### MATERIAL SHOWN
——————

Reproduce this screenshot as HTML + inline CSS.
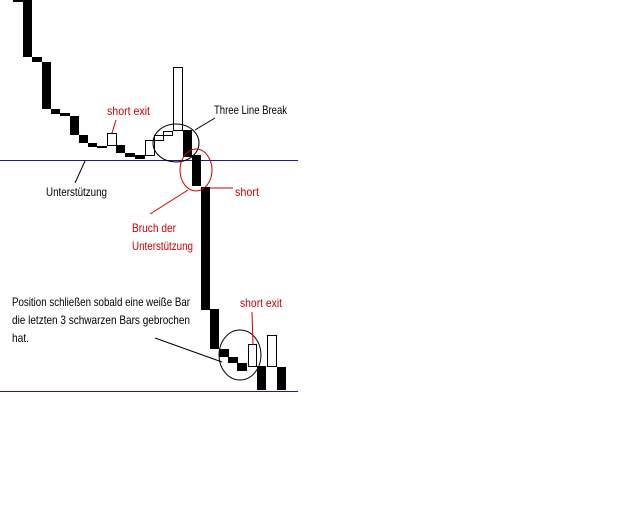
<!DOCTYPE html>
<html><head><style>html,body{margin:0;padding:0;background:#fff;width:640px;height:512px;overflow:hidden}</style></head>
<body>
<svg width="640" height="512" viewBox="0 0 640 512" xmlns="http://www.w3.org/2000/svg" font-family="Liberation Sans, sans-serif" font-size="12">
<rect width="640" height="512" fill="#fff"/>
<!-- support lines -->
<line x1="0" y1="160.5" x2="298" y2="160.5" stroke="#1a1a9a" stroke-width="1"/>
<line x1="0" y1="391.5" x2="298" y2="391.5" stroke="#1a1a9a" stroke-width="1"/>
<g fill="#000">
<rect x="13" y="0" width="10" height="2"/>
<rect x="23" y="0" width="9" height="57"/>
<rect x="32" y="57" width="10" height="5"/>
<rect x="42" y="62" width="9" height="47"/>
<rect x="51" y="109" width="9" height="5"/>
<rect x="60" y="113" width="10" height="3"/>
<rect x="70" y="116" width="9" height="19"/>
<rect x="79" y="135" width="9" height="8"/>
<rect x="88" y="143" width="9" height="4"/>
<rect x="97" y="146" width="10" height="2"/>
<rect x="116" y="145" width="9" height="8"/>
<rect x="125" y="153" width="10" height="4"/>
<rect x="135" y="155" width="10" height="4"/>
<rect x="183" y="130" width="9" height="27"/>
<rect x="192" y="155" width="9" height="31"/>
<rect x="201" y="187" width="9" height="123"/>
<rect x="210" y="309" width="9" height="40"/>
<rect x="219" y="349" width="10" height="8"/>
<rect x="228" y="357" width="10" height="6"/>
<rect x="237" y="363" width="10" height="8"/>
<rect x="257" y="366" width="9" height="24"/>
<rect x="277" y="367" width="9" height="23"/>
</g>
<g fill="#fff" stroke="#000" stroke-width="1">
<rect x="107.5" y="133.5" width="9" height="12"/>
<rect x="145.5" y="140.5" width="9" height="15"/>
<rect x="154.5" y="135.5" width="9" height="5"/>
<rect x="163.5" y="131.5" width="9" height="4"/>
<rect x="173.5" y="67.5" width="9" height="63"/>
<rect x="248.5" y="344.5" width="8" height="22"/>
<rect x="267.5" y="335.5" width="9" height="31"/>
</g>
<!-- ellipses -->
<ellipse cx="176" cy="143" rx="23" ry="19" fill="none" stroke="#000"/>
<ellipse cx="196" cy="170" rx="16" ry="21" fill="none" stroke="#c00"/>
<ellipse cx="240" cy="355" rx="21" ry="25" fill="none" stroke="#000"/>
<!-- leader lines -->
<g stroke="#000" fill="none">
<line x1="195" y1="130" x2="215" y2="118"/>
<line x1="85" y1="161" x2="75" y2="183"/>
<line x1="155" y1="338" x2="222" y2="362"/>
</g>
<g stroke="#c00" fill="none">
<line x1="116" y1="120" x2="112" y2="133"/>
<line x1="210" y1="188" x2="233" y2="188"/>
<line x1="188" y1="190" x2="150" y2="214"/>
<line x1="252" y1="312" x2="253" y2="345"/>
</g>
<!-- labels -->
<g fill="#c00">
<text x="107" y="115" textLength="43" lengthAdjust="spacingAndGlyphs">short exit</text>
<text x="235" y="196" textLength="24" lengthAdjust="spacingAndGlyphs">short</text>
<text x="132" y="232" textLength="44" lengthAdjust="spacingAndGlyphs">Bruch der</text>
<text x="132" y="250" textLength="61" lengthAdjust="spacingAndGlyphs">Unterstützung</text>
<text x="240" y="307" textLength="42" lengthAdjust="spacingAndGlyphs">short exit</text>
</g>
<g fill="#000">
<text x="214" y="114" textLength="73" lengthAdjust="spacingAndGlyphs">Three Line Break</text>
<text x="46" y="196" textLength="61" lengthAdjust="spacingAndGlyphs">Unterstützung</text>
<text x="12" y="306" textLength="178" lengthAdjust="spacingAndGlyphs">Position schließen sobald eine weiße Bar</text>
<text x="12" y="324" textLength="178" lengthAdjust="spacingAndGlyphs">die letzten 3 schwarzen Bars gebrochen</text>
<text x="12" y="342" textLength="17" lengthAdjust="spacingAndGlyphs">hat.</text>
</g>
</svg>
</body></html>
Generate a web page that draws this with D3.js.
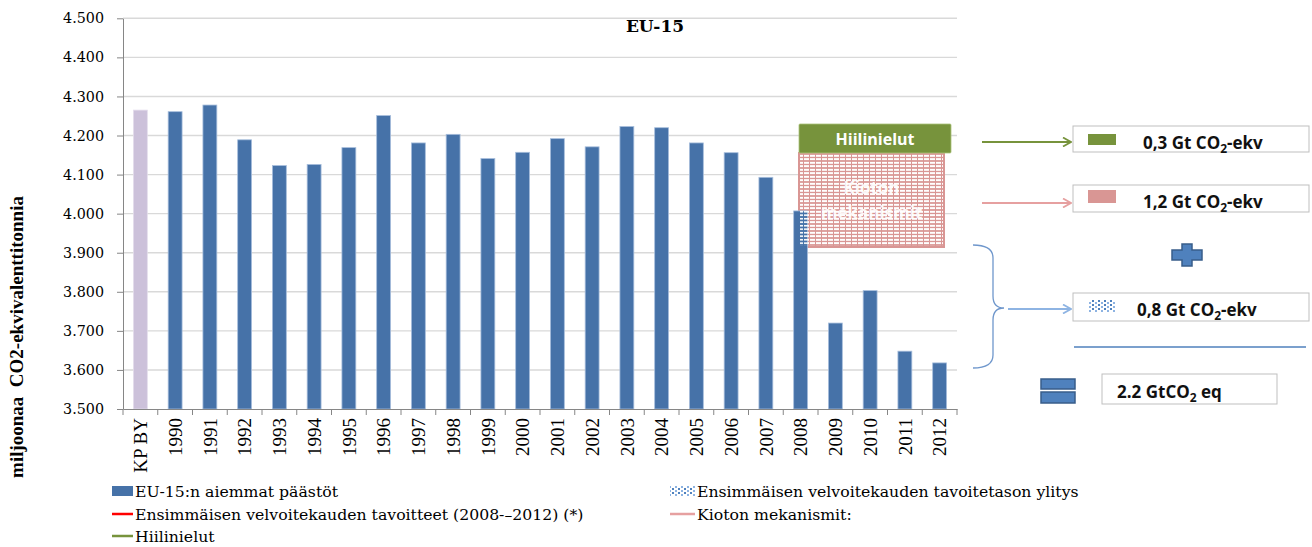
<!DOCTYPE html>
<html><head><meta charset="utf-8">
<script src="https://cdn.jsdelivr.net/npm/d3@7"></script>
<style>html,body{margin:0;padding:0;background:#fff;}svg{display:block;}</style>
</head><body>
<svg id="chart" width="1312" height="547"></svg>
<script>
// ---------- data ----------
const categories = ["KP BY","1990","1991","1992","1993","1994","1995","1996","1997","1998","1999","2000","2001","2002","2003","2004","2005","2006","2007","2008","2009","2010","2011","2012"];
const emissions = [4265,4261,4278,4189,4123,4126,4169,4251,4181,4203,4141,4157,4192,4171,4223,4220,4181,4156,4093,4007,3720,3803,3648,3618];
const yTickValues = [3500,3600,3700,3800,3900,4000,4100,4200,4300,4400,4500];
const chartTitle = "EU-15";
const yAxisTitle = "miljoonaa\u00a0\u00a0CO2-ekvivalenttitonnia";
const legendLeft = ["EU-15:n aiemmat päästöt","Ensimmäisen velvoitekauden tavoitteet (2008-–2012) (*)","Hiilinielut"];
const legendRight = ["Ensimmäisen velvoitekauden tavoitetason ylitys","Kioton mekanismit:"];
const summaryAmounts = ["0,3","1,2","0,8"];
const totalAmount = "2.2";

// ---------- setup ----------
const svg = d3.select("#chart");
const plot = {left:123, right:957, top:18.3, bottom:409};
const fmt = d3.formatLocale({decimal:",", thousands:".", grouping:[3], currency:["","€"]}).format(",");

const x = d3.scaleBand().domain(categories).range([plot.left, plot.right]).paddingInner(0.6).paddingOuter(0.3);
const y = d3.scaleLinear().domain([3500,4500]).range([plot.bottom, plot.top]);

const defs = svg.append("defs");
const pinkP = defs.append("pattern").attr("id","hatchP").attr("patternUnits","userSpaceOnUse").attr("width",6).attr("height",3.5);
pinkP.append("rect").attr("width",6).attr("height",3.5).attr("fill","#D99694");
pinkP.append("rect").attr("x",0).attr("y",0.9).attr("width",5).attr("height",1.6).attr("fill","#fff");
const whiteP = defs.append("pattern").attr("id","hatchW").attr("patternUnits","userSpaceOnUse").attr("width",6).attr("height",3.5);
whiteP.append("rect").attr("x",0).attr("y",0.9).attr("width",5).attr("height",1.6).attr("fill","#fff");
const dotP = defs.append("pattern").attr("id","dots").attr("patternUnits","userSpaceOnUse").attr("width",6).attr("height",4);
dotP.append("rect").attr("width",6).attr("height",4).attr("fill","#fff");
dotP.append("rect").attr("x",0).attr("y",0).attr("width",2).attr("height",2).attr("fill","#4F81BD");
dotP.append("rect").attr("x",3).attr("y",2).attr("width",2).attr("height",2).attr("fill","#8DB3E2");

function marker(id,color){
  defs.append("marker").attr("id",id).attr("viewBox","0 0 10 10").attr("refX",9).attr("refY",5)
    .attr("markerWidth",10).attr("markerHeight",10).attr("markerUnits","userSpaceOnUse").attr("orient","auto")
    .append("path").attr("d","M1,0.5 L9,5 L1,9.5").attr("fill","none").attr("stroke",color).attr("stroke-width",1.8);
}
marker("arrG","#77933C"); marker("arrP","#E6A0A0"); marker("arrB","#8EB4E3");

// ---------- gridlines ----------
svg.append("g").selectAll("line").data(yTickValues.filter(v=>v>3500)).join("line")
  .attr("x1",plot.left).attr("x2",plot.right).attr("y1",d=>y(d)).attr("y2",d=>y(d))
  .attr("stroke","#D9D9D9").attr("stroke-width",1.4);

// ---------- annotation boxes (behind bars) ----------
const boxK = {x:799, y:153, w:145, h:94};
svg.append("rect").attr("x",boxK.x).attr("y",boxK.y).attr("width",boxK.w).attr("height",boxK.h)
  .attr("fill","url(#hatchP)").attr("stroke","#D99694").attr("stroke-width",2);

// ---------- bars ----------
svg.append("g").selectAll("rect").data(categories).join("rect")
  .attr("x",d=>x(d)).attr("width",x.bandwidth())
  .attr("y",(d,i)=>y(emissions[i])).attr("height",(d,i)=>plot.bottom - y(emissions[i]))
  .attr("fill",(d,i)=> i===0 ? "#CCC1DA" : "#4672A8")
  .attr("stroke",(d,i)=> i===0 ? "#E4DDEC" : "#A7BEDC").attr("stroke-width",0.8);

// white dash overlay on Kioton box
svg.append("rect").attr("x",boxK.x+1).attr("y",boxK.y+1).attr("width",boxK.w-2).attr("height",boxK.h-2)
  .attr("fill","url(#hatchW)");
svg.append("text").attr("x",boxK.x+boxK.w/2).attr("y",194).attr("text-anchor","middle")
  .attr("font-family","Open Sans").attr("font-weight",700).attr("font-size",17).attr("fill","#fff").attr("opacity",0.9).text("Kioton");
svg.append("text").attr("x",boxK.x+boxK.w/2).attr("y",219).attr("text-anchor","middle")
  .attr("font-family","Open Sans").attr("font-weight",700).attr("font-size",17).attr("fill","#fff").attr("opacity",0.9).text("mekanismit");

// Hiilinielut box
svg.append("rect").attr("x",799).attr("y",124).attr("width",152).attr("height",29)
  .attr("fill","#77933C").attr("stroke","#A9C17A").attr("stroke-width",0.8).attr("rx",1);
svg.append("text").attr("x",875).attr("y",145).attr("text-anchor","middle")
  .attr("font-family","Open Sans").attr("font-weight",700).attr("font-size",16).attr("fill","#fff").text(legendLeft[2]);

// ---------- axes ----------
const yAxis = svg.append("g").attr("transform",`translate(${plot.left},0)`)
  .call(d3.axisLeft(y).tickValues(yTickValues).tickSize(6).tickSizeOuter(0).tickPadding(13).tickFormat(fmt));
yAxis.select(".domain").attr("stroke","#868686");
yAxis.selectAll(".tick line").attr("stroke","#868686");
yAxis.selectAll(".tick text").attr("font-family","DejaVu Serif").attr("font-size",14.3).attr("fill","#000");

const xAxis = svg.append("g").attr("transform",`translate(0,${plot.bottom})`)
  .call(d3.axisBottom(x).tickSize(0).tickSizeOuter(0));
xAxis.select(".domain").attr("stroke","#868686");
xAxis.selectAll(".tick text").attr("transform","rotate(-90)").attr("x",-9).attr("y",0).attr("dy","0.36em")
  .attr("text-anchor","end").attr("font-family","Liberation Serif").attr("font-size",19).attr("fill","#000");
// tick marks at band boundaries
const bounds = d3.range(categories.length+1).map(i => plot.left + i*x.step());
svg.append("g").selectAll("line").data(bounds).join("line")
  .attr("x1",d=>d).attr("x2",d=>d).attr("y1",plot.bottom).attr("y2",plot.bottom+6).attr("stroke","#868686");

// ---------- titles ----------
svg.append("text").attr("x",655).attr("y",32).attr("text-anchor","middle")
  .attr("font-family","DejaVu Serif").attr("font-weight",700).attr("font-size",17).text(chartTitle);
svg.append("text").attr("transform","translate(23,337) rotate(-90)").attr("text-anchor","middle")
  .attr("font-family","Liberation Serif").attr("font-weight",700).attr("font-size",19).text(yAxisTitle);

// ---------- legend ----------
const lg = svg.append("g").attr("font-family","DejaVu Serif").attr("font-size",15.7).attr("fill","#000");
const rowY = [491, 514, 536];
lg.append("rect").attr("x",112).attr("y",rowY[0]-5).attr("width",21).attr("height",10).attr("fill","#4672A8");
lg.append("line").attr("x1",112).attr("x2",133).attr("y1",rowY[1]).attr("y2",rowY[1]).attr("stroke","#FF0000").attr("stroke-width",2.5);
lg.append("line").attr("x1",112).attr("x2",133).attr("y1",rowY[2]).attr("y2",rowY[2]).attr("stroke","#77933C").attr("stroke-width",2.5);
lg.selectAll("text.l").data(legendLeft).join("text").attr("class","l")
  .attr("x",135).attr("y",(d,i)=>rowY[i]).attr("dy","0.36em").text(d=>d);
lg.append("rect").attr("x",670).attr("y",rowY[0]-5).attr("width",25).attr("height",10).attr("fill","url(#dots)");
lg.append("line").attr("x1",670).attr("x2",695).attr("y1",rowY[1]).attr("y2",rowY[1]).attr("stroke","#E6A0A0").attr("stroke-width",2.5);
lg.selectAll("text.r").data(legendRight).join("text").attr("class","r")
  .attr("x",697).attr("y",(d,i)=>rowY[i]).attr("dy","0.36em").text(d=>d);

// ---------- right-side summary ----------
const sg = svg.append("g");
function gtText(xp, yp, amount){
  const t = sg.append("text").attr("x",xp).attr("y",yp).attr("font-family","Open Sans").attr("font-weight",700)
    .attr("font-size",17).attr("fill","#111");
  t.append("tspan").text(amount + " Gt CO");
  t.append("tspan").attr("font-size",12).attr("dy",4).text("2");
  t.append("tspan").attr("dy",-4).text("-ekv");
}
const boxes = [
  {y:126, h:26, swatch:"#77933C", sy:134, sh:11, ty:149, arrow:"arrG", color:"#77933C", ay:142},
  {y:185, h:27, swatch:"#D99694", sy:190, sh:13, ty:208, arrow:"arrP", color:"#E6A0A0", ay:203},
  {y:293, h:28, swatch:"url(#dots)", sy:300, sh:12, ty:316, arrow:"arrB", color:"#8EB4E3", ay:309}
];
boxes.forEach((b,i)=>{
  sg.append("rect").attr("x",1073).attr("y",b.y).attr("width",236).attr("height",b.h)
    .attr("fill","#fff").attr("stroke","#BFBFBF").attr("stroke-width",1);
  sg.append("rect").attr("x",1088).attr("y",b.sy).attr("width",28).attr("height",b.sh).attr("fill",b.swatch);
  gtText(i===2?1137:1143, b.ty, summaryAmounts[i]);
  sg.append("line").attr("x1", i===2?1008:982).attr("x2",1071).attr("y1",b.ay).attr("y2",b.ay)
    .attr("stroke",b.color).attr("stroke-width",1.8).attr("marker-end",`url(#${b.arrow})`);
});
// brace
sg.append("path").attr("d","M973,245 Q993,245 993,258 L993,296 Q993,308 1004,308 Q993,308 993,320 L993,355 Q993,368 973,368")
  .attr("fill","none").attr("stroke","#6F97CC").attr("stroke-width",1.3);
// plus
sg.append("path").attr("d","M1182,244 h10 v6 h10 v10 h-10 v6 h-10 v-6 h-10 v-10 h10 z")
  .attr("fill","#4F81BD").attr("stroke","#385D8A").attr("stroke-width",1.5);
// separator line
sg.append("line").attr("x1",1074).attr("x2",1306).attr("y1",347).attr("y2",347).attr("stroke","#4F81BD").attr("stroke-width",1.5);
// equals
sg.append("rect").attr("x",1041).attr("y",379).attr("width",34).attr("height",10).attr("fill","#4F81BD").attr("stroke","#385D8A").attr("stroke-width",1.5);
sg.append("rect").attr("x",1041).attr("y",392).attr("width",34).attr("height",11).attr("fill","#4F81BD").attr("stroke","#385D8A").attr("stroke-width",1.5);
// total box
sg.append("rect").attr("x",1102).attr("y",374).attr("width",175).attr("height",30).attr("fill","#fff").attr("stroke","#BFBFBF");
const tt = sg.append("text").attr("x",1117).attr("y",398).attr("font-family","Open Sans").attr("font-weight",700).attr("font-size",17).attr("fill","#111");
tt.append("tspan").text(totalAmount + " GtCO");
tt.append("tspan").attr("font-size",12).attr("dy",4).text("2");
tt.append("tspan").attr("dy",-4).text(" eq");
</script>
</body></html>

——————

### OBJECTIVE
Pull out all lines containing the word "this" from the entries above.

### ANSWER TO THE TASK
Reproduce this screenshot as HTML + inline CSS.
Generate a web page that draws this with D3.js.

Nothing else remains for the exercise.